Cette annonce, sous l’action de l’Esprit-Saint, vient toucher le coeur de celui qui l’entend et l’accueille et le « fait croire en Jésus Christ, qui par sa mort et sa résurrection nous révèle et nous communique l’infinie miséricorde du Père . (…) C’est l’annonce qui correspond à la soif d’infini présente dans chaque coeur humain. » (EG 164)

Le premier kérygme chrétien est prononcé par Pierre le jour de la Pentecôte « Il s’agit de Jésus le Nazaréen, […] Cet homme, livré selon le dessein bien arrêté et la prescience de Dieu, vous l’avez supprimé en le clouant sur le bois par la main des impies. Mais Dieu l’a ressuscité en le délivrant des douleurs de la mort, car il n’était pas possible qu’elle le retienne en son pouvoir. » (Livre des Actes des Apôtres, 2, 22-24).

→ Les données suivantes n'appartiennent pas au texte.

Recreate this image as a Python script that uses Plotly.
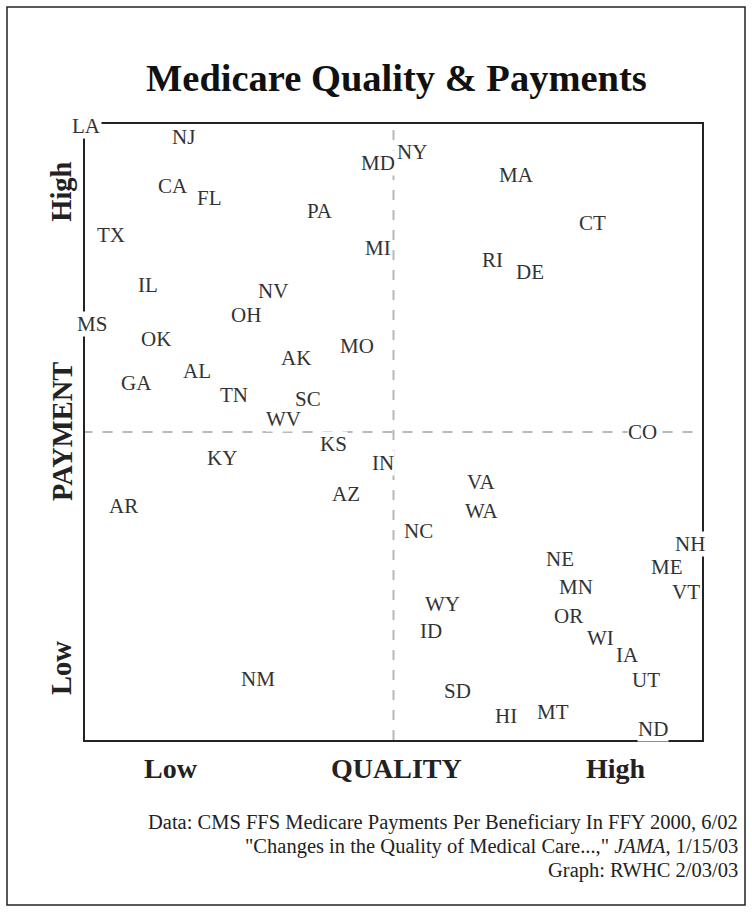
import plotly.graph_objects as go

# State labels, quality (x, 0-100 low->high) and payment (y, 0-100 low->high)
states = ["LA", "NJ", "NY", "MD", "MA", "CA", "FL", "PA", "CT", "TX",
          "MI", "RI", "DE", "IL", "NV", "OH", "MS", "OK", "MO", "AK",
          "AL", "GA", "TN", "SC", "WV", "CO", "KS", "KY", "IN", "VA",
          "AZ", "AR", "WA", "NC", "NE", "NH", "ME", "MN", "VT", "WY",
          "OR", "ID", "WI", "IA", "NM", "UT", "SD", "MT", "HI", "ND"]
quality = [0.3, 16.0, 53.0, 47.5, 70.0, 14.3, 20.1, 38.1, 82.2, 4.2,
           47.5, 66.1, 72.1, 10.2, 30.5, 26.1, 1.1, 11.5, 44.1, 34.2,
           18.2, 8.3, 24.1, 36.1, 32.1, 90.4, 40.2, 22.2, 48.3, 64.2,
           42.3, 6.3, 64.3, 54.1, 77.0, 98.1, 94.3, 79.6, 97.4, 58.0,
           78.4, 56.1, 83.6, 88.0, 28.0, 90.9, 60.3, 75.9, 68.2, 92.1]
payment = [99.7, 97.9, 95.5, 93.7, 91.7, 89.9, 88.0, 85.9, 83.9, 82.0,
           79.9, 77.9, 76.0, 73.9, 72.9, 69.0, 67.5, 65.1, 64.0, 62.0,
           59.9, 58.0, 56.0, 55.4, 52.1, 50.0, 48.1, 45.8, 45.0, 41.9,
           39.9, 38.0, 37.2, 33.9, 29.4, 31.8, 28.1, 24.8, 24.0, 22.1,
           20.1, 17.7, 16.6, 13.8, 9.9, 9.7, 8.0, 4.5, 3.9, 1.8]

x_labels = ["Low", "QUALITY", "High"]
x_label_pos = [14.0, 50.5, 86.0]
y_labels = ["Low", "PAYMENT", "High"]
y_label_pos = [11.7, 50.0, 89.0]

title = "Medicare Quality & Payments"
footer = ["Data: CMS FFS Medicare Payments Per Beneficiary In FFY 2000, 6/02",
          "\"Changes in the Quality of Medical Care...,\" <i>JAMA</i>, 1/15/03",
          "Graph: RWHC 2/03/03"]

SERIF = "Liberation Serif, Times New Roman, serif"

fig = go.Figure()
fig.add_trace(go.Scatter(x=quality, y=payment, mode="markers",
                         marker=dict(size=1, color="rgba(0,0,0,0)"),
                         hoverinfo="skip", showlegend=False))

# quadrant dashed lines
fig.add_shape(type="line", x0=50, x1=50, y0=0, y1=100, xref="x", yref="y",
              line=dict(color="#b8b8b8", width=2, dash="10px,10px"), layer="below")
fig.add_shape(type="line", x0=-0.4, x1=100, y0=50, y1=50, xref="x", yref="y",
              line=dict(color="#b8b8b8", width=2, dash="10px,10px"), layer="below")

# outer border
fig.add_shape(type="rect", xref="paper", yref="paper",
              x0=(7 - 85) / 617, x1=(745 - 85) / 617,
              y0=(740 - 905) / 616, y1=(740 - 7) / 616,
              line=dict(color="#222", width=1.5))

for s, xq, yp in zip(states, quality, payment):
    fig.add_annotation(x=xq, y=yp, xref="x", yref="y", text=s, showarrow=False,
                       font=dict(family=SERIF, size=21, color="#333"),
                       bgcolor="white", borderpad=0)

for t, xp in zip(x_labels, x_label_pos):
    fig.add_annotation(x=xp / 100.0, y=(740 - 768) / 616, xref="paper", yref="paper",
                       text="<b>%s</b>" % t, showarrow=False,
                       xanchor="center", yanchor="middle",
                       font=dict(family=SERIF, size=28, color="#222"))
for t, yp in zip(y_labels, y_label_pos):
    fig.add_annotation(x=(62 - 85) / 617, y=yp / 100.0, xref="paper", yref="paper",
                       text="<b>%s</b>" % t, showarrow=False, textangle=-90,
                       xanchor="center", yanchor="middle",
                       font=dict(family=SERIF, size=28.5, color="#222"))

fig.add_annotation(x=(396 - 85) / 617, y=(740 - 78) / 616, xref="paper", yref="paper",
                   text="<b>%s</b>" % title, showarrow=False,
                   xanchor="center", yanchor="middle",
                   font=dict(family=SERIF, size=38.5, color="#111"))

for i, line in enumerate(footer):
    fig.add_annotation(x=(740 - 85) / 617, y=(740 - (822 + 24 * i)) / 616,
                       xref="paper", yref="paper", text=line, showarrow=False,
                       xanchor="right", yanchor="middle",
                       font=dict(family=SERIF, size=20.5, color="#222"))

axis_common = dict(range=[0, 100], showgrid=False, zeroline=False, showticklabels=False,
                   ticks="", showline=True, linecolor="#222", linewidth=2, mirror=True)
fig.update_xaxes(**axis_common)
fig.update_yaxes(**axis_common)

fig.update_layout(width=752, height=920, margin=dict(l=85, r=50, t=124, b=180),
                  paper_bgcolor="white", plot_bgcolor="white", showlegend=False)

fig.write_html("out.html", config={"displayModeBar": False},
               post_script="document.body.style.margin='0';")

Dans La Joie de l’Évangile, le pape François dit le kérygme sous une forme renouvelée : « Jésus-Christ t’aime, il a donné sa vie pour te sauver, et maintenant il est vivant à tes côtés chaque jour pour t’éclairer, pour te fortifier, pour te libérer » (La Joie de l’Evangile § 164). À sa suite, le travail des disciples-missionnaires d’aujourd’hui consiste à adopter un langage en actes et en paroles qui leur permettent de rejoindre leurs interlocuteurs.